NIHAO VII: Predictions for the galactic baryon budget in dwarf to Milky Way mass haloes

TL;DR

This study uses high-resolution simulations to predict the distribution of baryons in galaxies from dwarf to Milky Way sizes, revealing significant baryon loss beyond the virial radius and varying gas phase dominance with galaxy mass.

Contribution

It provides detailed predictions of baryon fractions across different gas phases in galaxies, highlighting baryon loss and its dependence on galaxy mass, based on a large set of high-resolution simulations.

Findings

All halos are missing baryons compared to the universal fraction.

Cool gas dominates in low-mass halos, warm-hot in high-mass halos.
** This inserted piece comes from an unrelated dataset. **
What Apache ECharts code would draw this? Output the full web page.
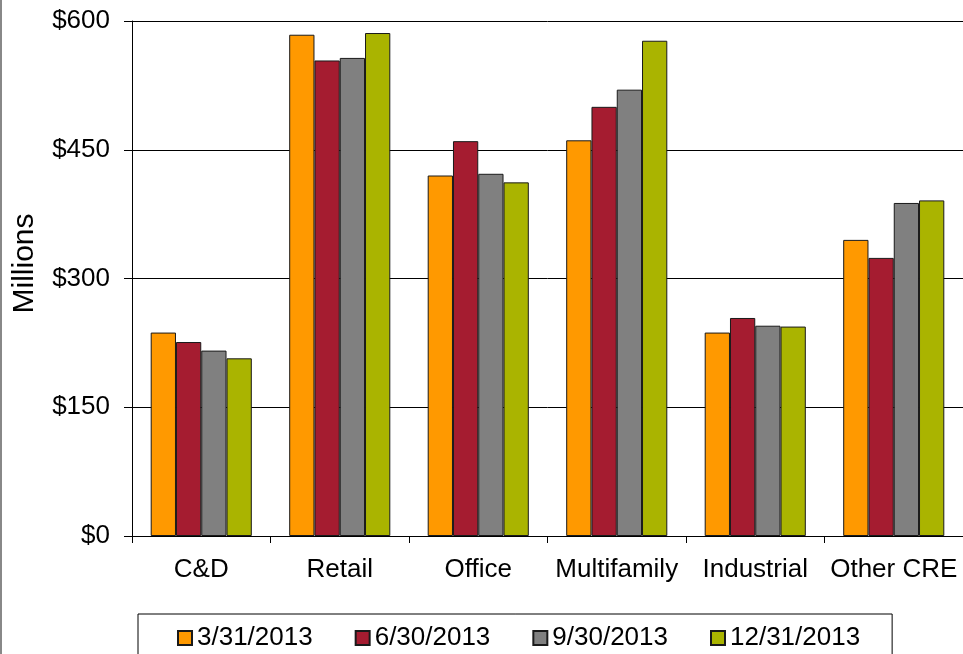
<!DOCTYPE html>
<html>
<head>
<meta charset="utf-8">
<script src="https://cdn.jsdelivr.net/npm/echarts@6/dist/echarts.min.js"></script>
<style>
    html, body { margin: 0; padding: 0; background: #fff; }
    #chart { width: 963px; height: 654px; }
</style>
</head>
<body>
<div id="chart"></div>
<script>
// categories and quarter series (in $ millions)
var categories = ['C&D', 'Retail', 'Office', 'Multifamily', 'Industrial', 'Other CRE'];
var quarters = ['3/31/2013', '6/30/2013', '9/30/2013', '12/31/2013'];
var q1 = [237, 584, 420, 461, 237, 345];
var q2 = [226, 554, 460, 500, 254, 324];
var q3 = [216, 557, 422, 520, 245, 388];
var q4 = [207, 586, 412, 577, 244, 391];
var yTicks = [0, 150, 300, 450, 600];

var colors = ['#FF9900', '#A51C30', '#808080', '#AAB400'];
var values = [q1, q2, q3, q4];
var font = 'Liberation Sans, Arial, sans-serif';

var chart = echarts.init(document.getElementById('chart'));

var series = [];
for (var i = 0; i < quarters.length; i++) {
    series.push({
        name: quarters[i],
        type: 'bar',
        barGap: 0,
        barCategoryGap: '27%',
        itemStyle: {
            color: colors[i],
            borderColor: '#1a1a1a',
            borderWidth: 1
        },
        data: values[i]
    });
}

var option = {
    animation: false,
    textStyle: { fontFamily: font },
    grid: {
        left: 132,
        top: 21,
        right: -6,
        bottom: 118
    },
    legend: {
        data: quarters,
        left: 138,
        top: 614,
        padding: [11, 32, 20, 39],
        borderColor: '#000',
        borderWidth: 1,
        itemWidth: 14,
        itemHeight: 14,
        itemGap: 42,
        icon: 'rect',
        textStyle: { fontSize: 26, color: '#000', fontFamily: font }
    },
    xAxis: {
        type: 'category',
        data: categories,
        axisLine: { lineStyle: { color: '#000', width: 1 } },
        axisTick: { show: true, length: 7, interval: 0, lineStyle: { color: '#000' } },
        axisLabel: { fontSize: 26, color: '#000', margin: 21, interval: 0, fontFamily: font }
    },
    yAxis: {
        type: 'value',
        min: yTicks[0],
        max: yTicks[yTicks.length - 1],
        interval: 150,
        name: 'Millions',
        nameLocation: 'middle',
        nameRotate: 90,
        nameGap: 92,
        nameTextStyle: { fontSize: 30, color: '#000', fontFamily: font, padding: [0, 0, 0, 30] },
        axisLine: { show: true, lineStyle: { color: '#000', width: 1 } },
        axisTick: { show: true, length: 8, lineStyle: { color: '#000' } },
        axisLabel: {
            fontSize: 26,
            color: '#000',
            margin: 22,
            fontFamily: font,
            formatter: function (v) { return '$' + v; }
        },
        splitLine: { show: true, lineStyle: { color: '#000', width: 1 } }
    },
    graphic: [{
        type: 'line',
        shape: { x1: 1, y1: 0, x2: 1, y2: 654 },
        style: { stroke: '#888', lineWidth: 2 }
    }],
    series: series
};

chart.setOption(option, true);
</script>
</body>
</html>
Massive halos retain about 30% of their baryons, consistent with observations.

Abstract

We use the NIHAO galaxy formation simulations to make predictions for the baryonic budget in present day galaxies ranging from dwarf to Milky Way masses. The sample is made of 88 independent high resolution cosmological zoom-in simulations. NIHAO galaxies reproduce key properties of observed galaxies, such as the stellar mass vs halo mass and cold gas vs stellar mass relations. Thus they make plausible predictions for the baryon budget. We present the mass fractions of stars, cold gas ($T<10^4$K), cool gas ($10^4 < T < 10^5$K), warm-hot gas ($10^5 < T < 5\times10^6$K), and hot gas (T$> 5\times10^6$K) inside the virial radius, $R_{200}$. Compared to the predicted baryon mass, using the dark halo mass and the universal baryon fraction, $f_{\rm b}\equiv \Omega_{\rm b}/\Omega_{\rm m}=0.15$, we find that all of our haloes are missing baryons. The missing mass has been relocated past 2 virial radii, and cool gas dominates the corona at low mass (M$_{200} < 3 \times 10^{11} M_\odot$) while the warm-hot gas dominates at high mass (M$_{200} > 3 \times 10^{11} M_\odot$). Haloes of mass $\sim 10^{10} M_\odot$ are missing $\sim 90\%$ of their baryons. More massive haloes ($\sim 10^{12} M_\odot$) retain a higher fraction of their baryons, with $\sim 30\%$ missing, consistent with recent observational estimates. Moreover, these more massive haloes reproduce the observed fraction of cold, warm-hot and hot gas. The fraction of cool gas we predict ($0.11\pm0.06$) is significantly lower than the observation from COS-HALOs (0.3-0.47), but agrees with the alternative analysis of Stern et al. 2016.